After West Point, Malek went to Vietnam as an airborne Ranger attached to the Green Berets. Back home, he went off to Harvard Business School. There Malek and two friends decided the way to make it big was to buy a company. They scraped together $50,000 and bought a small hardware company in South Carolina.

Malek then moved to Los Angeles to work for McKinsey & Company. The hardware company languished. The three entrepreneurs decided that one of them had to take charge of the company. The other two agreed to share their salaries with the new CEO.

Malek drew the short straw and moved to Orangeburg, South Carolina. “When you’re 30 years old and following your dream, you do it,” he says. He turned the company around, the trio sold it and each emerged $1 million richer. It was the first of many buyouts that would mark Malek’s rise to the top in investment banking.

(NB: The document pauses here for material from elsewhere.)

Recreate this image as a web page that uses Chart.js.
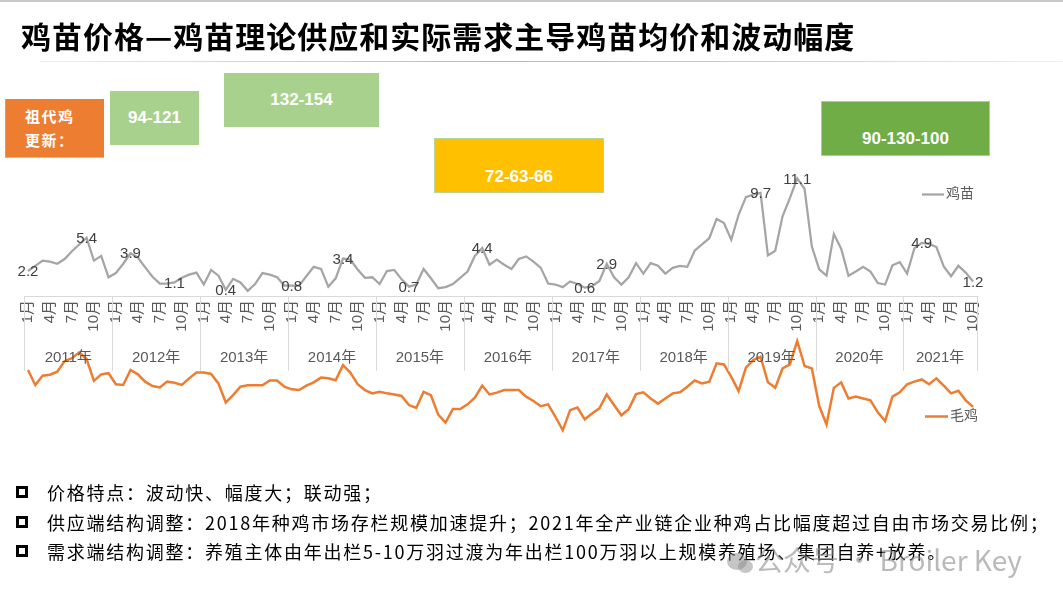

Along the way he took several detours into public service. In 1969 Robert Finch, then secretary of Health, Education, and Welfare, asked Malek to help him improve the management of the department. Malek later wrote a book about the challenge of management in government, Washington’s Hidden Tragedy: The Failure to Make Government Work.

Malek was working in the Nixon White House when the President resigned. Malek returned to the private sector – this time with Marriott International. He rose to president of Marriott Hotels & Resorts, which reached more than $3 billion in sales and quadrupled its profits under his leadership.

In the 1990s Malek founded Thayer Capital Partners. The company managed buyouts of Northwest Airlines, Ritz-Carlton, and several Marriott hotels. Last year Malek stepped back from running Thayer. When it appeared that Washington would get a baseball franchise, DC mayor Anthony Williams asked Malek, a former owner (with George W. Bush) of the Texas Rangers, to put together a group to bid for ownership.

“It’s a good thing to do for the city,” Malek says. And besides, he loves being a part of the game.